Copy the lines of the data below exactly, starting at the first and stopping after the line that contains "import matplotlib.pyplot as plt"; include no pictures.

**DATA BLOCK:**
--------------------------------------------------

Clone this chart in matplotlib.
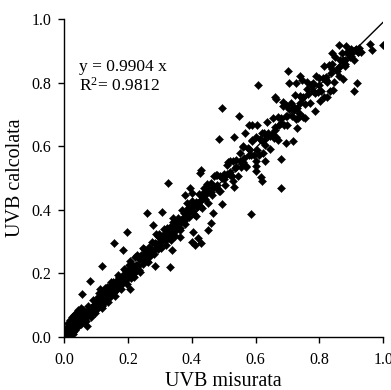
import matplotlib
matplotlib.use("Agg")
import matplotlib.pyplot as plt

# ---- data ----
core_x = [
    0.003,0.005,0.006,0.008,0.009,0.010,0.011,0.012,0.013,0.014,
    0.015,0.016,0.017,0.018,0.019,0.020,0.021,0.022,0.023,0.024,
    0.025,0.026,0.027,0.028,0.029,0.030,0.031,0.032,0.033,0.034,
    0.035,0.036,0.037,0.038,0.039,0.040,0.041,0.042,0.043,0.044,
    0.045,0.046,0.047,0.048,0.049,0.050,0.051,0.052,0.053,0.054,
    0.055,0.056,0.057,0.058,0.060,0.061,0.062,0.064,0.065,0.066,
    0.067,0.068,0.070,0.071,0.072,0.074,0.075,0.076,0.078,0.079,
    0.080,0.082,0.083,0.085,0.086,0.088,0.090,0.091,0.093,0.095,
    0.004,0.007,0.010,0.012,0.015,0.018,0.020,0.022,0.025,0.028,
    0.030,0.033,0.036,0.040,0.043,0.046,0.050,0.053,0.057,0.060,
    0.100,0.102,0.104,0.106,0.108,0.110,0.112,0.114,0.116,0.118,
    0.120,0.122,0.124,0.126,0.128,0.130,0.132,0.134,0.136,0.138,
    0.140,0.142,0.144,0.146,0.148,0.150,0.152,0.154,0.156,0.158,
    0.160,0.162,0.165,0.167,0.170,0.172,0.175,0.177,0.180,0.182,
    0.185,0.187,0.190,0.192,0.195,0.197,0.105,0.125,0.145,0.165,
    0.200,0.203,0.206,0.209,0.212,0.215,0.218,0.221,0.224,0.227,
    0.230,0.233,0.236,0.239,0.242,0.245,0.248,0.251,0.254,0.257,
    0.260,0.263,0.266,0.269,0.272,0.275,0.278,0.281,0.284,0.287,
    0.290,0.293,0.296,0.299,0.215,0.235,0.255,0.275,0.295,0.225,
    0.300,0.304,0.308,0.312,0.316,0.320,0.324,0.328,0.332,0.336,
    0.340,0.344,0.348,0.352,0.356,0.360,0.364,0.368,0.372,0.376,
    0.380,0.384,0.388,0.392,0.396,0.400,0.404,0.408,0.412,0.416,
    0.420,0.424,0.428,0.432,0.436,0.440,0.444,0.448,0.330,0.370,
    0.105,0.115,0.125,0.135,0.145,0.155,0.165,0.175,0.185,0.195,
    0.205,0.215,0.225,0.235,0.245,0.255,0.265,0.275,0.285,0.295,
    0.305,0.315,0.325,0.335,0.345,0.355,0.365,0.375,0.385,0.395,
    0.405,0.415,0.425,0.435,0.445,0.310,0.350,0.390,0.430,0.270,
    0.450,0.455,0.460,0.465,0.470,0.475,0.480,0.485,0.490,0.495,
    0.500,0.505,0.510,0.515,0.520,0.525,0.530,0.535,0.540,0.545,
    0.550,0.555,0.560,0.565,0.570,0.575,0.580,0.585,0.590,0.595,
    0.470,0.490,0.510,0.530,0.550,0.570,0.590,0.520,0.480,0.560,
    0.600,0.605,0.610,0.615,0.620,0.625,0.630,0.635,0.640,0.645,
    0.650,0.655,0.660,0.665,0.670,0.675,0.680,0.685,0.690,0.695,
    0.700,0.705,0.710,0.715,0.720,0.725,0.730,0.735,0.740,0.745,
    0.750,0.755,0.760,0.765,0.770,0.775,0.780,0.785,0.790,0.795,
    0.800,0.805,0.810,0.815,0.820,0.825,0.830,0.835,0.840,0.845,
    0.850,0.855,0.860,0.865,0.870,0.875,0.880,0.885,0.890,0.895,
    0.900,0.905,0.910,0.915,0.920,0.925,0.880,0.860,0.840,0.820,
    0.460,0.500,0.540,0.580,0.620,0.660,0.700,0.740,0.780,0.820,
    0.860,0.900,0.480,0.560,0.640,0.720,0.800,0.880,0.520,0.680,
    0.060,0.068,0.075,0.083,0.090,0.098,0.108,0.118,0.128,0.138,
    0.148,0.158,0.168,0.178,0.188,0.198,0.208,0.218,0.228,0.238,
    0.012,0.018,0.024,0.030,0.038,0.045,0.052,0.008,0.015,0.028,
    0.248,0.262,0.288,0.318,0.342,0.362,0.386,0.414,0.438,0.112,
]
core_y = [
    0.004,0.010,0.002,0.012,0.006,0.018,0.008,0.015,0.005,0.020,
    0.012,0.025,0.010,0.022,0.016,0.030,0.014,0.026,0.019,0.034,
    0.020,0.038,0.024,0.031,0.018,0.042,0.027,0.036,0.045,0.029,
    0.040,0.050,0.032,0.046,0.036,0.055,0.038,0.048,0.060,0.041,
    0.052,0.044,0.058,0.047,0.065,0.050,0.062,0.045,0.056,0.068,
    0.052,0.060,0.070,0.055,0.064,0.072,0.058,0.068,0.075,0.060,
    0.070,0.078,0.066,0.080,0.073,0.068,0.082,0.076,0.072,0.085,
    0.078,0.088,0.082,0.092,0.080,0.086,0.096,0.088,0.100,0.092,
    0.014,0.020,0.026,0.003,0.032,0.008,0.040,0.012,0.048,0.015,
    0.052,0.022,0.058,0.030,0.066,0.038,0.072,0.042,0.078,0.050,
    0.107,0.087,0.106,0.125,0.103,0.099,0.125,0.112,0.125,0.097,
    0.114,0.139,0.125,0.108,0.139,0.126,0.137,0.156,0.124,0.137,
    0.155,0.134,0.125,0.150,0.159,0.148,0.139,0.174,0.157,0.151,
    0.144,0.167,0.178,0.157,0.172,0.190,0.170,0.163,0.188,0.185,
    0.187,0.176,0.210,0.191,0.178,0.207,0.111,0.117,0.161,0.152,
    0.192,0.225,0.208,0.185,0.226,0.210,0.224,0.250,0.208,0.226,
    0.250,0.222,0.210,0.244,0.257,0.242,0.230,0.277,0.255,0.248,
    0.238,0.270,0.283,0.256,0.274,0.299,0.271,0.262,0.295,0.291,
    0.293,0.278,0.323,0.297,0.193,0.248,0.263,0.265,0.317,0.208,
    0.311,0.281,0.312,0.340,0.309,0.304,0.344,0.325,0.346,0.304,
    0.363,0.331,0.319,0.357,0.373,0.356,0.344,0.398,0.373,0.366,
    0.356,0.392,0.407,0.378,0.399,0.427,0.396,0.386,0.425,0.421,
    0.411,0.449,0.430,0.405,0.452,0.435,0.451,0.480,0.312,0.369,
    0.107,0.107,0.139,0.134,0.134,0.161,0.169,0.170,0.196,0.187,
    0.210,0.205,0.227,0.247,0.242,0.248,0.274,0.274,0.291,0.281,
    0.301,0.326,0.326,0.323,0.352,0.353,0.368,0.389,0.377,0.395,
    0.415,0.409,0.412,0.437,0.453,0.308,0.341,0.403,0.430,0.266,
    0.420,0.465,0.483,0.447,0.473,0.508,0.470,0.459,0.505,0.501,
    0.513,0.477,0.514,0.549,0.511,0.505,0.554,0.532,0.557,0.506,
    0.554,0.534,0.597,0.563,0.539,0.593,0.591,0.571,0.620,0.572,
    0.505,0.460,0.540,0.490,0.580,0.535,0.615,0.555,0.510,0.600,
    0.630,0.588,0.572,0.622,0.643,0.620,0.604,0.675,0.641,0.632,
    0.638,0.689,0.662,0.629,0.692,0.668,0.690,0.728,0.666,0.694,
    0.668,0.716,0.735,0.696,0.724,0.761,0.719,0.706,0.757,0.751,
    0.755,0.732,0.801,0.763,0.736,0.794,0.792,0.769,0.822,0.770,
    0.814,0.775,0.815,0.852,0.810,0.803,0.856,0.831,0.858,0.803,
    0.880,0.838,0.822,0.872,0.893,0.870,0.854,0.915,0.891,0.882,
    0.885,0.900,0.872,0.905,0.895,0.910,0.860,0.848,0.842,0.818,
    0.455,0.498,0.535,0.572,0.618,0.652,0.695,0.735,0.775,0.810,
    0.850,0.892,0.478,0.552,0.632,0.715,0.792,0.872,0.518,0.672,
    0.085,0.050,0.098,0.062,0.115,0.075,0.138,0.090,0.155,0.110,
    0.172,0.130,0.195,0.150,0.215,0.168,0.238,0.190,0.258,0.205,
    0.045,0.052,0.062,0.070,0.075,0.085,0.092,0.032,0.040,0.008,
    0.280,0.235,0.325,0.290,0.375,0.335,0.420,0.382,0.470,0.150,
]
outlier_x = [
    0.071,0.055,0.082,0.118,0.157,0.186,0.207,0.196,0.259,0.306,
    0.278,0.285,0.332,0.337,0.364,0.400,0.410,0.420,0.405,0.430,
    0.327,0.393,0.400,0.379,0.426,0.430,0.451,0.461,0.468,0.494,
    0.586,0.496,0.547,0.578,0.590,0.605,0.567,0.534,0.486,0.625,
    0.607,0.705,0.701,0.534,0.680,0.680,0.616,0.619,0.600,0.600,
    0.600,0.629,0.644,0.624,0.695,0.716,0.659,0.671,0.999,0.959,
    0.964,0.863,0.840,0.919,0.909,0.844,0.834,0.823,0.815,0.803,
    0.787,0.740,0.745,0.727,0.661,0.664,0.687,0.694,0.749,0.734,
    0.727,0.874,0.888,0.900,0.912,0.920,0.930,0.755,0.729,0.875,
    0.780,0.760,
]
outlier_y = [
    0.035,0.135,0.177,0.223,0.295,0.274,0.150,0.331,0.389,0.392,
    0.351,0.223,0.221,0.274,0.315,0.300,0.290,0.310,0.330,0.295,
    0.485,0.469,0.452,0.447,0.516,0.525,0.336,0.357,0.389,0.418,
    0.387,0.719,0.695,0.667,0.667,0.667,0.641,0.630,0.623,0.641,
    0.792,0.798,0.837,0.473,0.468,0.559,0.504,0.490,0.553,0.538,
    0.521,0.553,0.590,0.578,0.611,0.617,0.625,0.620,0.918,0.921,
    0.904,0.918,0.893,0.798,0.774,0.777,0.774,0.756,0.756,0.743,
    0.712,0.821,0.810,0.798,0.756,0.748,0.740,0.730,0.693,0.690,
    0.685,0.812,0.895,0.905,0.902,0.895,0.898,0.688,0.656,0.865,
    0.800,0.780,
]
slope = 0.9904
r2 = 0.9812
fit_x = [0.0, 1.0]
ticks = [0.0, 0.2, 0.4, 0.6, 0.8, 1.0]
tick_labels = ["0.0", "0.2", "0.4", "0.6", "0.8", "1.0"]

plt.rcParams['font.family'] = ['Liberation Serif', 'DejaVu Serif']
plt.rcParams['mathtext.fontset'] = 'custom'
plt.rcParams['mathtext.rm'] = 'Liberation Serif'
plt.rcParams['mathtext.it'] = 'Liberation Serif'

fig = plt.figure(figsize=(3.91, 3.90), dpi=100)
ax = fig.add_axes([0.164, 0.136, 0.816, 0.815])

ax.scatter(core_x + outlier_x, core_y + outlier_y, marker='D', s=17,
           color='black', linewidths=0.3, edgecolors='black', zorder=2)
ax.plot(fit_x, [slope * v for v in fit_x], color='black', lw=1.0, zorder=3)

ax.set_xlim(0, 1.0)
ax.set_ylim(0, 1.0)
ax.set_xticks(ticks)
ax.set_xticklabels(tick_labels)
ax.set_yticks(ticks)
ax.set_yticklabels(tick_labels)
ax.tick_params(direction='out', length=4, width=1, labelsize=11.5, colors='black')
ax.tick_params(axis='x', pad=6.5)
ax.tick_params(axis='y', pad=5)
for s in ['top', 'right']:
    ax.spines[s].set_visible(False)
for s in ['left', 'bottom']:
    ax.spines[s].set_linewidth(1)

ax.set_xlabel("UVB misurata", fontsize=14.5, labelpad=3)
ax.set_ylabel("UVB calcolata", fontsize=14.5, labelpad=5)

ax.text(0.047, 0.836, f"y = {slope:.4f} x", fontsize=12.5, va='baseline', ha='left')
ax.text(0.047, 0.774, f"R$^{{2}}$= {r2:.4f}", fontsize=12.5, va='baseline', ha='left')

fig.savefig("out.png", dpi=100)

--------------------------------------------------

**TASK RESPONSE:**
Clone this chart in matplotlib.
import matplotlib
matplotlib.use("Agg")
import matplotlib.pyplot as plt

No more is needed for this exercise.